Among younger immigrants, who make up most of the congregation at the English-language services and activities, attending church often slips low onto the list of priorities in a life characterized by hard work and sacrifice in a completely foreign place.

“For immigrant adults, they have to sacrifice a lot to make it here,” Wu said. Religion can be on the periphery of the needs of their time. You work all day in a restaurant, you don’t have Sundays off, so there’s not much time for anything else.”

As a result, the majority of Chinese immigrants do not convert to any religious tradition. In Chinatown, Wu estimates that approximately 5 percent of residents are Christian–a low percent that mirrors the number of Christians in China. But among the converted, loyalty to church and community runs deep. Many CCUC members who move out of the Chinatown area still return for weekly services or donate money. Church leaders work to attract children and teens who they hope will become lifelong members.

“The church has been most effective in its work with young people,” Wu said. “A lot of kids that grow up in the church stay and become the next generation of youth ministers and counselors.”

And according to Wu, many parents who reject Christianity themselves encourage their children to convert with the hope that it will help them become a part of the larger American community and move up the socioeconomic ladder.
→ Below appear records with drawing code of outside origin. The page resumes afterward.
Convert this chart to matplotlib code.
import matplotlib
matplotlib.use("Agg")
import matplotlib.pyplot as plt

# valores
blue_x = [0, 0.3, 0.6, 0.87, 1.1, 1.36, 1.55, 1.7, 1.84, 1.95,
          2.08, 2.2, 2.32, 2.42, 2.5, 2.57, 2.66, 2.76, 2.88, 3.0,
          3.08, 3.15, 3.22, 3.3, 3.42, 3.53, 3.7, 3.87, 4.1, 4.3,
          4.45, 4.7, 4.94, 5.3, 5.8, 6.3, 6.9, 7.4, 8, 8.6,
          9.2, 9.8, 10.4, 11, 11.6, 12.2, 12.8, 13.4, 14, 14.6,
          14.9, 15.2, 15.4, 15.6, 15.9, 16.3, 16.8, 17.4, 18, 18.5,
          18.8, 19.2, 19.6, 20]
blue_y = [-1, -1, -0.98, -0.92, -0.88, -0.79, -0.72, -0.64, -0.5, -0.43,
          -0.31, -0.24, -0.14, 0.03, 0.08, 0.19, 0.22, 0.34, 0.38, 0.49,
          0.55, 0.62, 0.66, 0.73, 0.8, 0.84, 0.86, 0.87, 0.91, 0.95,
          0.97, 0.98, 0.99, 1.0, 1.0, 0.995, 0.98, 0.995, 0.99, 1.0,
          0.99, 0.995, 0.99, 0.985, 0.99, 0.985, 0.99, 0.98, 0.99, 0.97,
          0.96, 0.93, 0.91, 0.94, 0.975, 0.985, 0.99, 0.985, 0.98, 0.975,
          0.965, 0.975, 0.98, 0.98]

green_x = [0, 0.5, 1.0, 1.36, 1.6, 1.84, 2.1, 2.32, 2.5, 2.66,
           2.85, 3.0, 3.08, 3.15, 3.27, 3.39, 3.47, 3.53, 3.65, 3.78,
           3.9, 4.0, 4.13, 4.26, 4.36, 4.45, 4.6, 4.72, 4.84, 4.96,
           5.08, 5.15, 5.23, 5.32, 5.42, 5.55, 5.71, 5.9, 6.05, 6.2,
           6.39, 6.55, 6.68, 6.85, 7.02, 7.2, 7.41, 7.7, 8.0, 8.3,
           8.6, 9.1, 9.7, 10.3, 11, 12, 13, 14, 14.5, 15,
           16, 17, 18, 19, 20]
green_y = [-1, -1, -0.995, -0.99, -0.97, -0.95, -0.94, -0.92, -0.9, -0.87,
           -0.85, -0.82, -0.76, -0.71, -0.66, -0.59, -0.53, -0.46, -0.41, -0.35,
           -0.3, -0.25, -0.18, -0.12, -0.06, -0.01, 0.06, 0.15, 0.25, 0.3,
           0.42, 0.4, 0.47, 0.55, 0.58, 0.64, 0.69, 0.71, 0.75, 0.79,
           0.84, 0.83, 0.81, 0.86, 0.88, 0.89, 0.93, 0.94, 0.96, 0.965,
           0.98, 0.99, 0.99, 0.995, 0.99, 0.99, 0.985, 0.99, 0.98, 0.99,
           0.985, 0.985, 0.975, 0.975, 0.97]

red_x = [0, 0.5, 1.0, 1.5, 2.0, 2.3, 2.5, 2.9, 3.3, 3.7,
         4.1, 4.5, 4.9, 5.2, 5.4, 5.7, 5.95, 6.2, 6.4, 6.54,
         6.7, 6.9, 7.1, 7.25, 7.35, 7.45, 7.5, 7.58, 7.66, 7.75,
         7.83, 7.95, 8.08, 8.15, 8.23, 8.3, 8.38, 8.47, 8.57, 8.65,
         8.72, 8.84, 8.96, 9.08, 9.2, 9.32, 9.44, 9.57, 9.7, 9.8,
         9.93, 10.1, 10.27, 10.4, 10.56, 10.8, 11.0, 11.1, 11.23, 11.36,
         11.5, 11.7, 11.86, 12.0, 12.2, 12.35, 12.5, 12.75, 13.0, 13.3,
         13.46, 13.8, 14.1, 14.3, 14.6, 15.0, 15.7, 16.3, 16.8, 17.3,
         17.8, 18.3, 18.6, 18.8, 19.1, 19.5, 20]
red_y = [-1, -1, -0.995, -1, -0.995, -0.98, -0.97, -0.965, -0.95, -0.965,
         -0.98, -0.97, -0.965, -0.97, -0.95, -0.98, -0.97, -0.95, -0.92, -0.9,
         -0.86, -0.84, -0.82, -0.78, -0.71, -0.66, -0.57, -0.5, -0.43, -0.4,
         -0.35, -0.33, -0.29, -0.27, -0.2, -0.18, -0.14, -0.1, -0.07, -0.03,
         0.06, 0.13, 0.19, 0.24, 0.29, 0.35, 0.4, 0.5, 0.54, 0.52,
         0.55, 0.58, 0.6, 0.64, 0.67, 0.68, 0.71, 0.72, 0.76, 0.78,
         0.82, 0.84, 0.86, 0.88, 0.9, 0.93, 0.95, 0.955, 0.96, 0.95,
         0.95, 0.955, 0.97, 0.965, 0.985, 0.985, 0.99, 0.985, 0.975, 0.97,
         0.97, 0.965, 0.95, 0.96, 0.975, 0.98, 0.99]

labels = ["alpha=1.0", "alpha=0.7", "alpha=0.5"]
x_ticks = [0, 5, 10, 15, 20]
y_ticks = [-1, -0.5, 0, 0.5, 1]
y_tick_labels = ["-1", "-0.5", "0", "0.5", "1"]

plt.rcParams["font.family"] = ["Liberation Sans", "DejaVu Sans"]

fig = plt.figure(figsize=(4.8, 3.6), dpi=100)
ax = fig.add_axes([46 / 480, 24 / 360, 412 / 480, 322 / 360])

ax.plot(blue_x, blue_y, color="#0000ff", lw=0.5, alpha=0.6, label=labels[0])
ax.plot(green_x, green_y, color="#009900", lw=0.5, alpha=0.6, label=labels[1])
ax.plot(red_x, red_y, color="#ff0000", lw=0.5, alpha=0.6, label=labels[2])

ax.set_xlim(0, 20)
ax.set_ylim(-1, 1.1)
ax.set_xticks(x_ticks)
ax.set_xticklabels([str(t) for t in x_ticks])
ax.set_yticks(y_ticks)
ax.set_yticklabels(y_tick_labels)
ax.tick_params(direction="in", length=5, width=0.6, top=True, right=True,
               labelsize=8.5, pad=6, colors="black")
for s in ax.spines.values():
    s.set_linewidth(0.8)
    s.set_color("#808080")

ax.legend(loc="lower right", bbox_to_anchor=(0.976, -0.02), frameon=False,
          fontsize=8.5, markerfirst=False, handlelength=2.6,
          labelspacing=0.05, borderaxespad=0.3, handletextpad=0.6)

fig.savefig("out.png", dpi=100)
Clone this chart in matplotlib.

“It’s partly because their parents work in a restaurant and none of them are aspiring to be what their parents are–and their parents want more for them, too,” Wu said of CCUC’s young converts. “The parents are happy that their kids go to church because they know it will instill values that are positive. Part of being an immigrant is realizing that their kids are going to become assimilated in the larger culture.”

Though religious conversions among the Chinese-American community are made for a variety of spiritual and practical reasons, Chen said that no one individual’s path is necessarily more valid or sincere than the next.
“To convert for material or social reasons is no less authentic,” she said. “There is pressure from multiple sources, but conversion is rarely so utilitarian or calculated.”

And in any type of religion, Davitti said that the Chinese community makes the traditions and day-to-day practice something entirely unique.
“The Chinese soul absorbs a lot of influences,” he said. “They contribute and express themselves in a new manner, a Chinese manner.”